Alice's story of her fifth husband is perhaps the true reason that she was given a Prologue. Her story here is a rebuttal against Jankyn and his anti-feminist book. With her previous husbands, Alice was able to respond to their own words. In the case of Jankyn, the stories in his book were stories from other sources, and she had now become the captive audience. Ultimately, Alice tricks him and the result is a happy marriage. Though earlier Alice is the dominator in her marriages, in this marriage she begins as the typical submissive, inferior woman. She was abused and then reacted out of a sense of personal honor. The damage to Jankyn's book and Alice's body commemorates this abuse and the differences between the female body and priestly perspectives.

Alice faces the male gender with both arousing female sexuality and frightening female aggression. Her point in the Prologue is to challenge the assumptions of her audience, to show that she has been viewed defectively. The Tale has a similar point but a different medium: romance. Alice exposes the problem by transporting the situation to a time when it can be discussed in the simplest form. This allows Alice to attack the reality of her current times implicitly.

In the story, the rape of the maiden by the young knight-to-be is an allegory. The man riding on the horse while the maiden walks below demonstrates female submission, a lower class both sexually and socially. The rape is a thoughtless act and the punishment is thus automatic. The capital punishment then becomes thoughtless as well. The queen and her ladies then use their power of persuasion to change the sentence of a criminal so that they can change the mind of the criminal. The queen uses her authority to save the young man so that she can change his perception.

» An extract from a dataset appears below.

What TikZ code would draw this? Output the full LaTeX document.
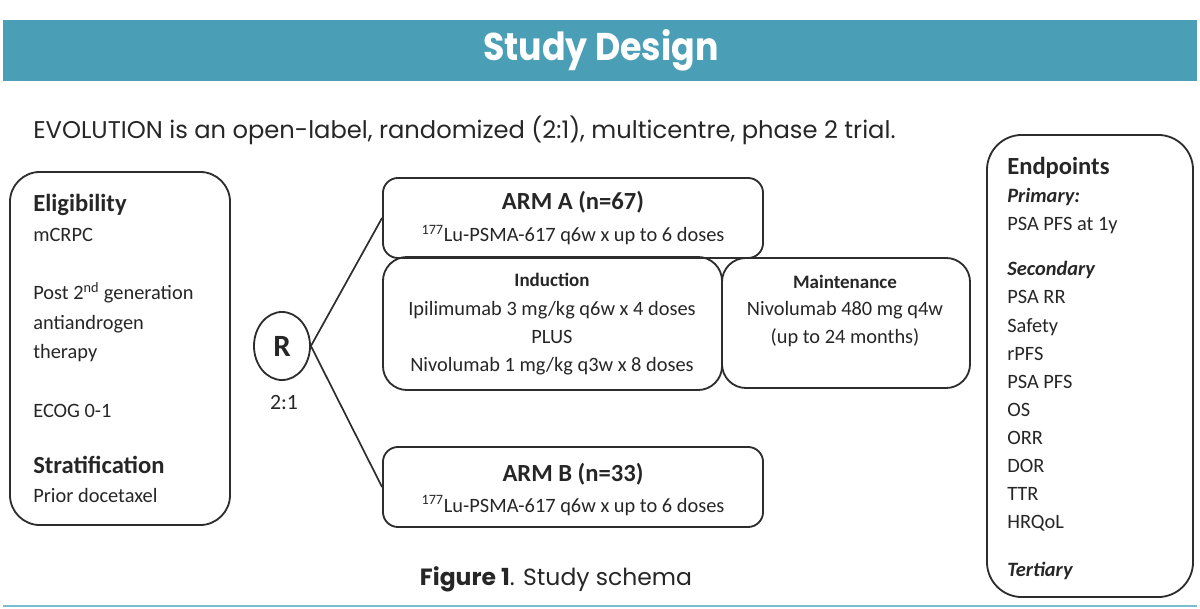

The story then suggests that the act of rape also entails assumptions about the value of things outside of the rapist's mentality. Now that the rapist has been brought to punishment, he is forced to admit that his assumptions limit his understanding. His sentence is therefore a way to expand his understanding of things. Alice's digression into the story of Midas produces a similar perspective of failed assumptions in order to parallel the story of the young rapist. When the young man finally comes to face his punishment after a year of searching, the encounter of the old hag symbolizes his fear of a world which does not live up to his expectations nor fulfill his assumptions.

The knight makes a promise to the hag which he fulfills, assuming that his oath has led him into a marriage of sexual purposes. The hag then exposes her new husband's impotence, demonstrating that his assumptions are wrong about her just as they were wrong in the act of the rape. When she forces him to choose between beauty and fidelity, she is forcing him to comprehend what he wants by appraising and scrutinizing his previous assumptions. His choice to allow her to choose which she wants permits the knight to remove the assumption that women cannot be both beautiful and faithful, and instead frees the hag as his property. Here, he sheds two of the most prominent assumptions about women. When the hag chooses to be both beautiful and faithful, the knight raises the curtain on the bed to see his beautiful wife. She has become so in his eyes because he is understanding her, not just possessing her through his assumptions. He has learned what women want.

The Prologue and Tale are actually reflections of the desires of men and women, told both to teach and entertain. Though the Wife does present certain contradictions, like her happy marriage to Jankyn, these contradictions prevent her from becoming a character who could be assumed to fit into one or more stereotypical personas. Both the Prologue and the Tale depend on inconsistencies and irregularities to develop the idea of false assumptions. Both Alice and the hag must contradict themselves in order to reveal the audience's stereotypical assumptions and that which exists outside of those assumptions. Both women must sacrifice themselves to show the audience how love should work.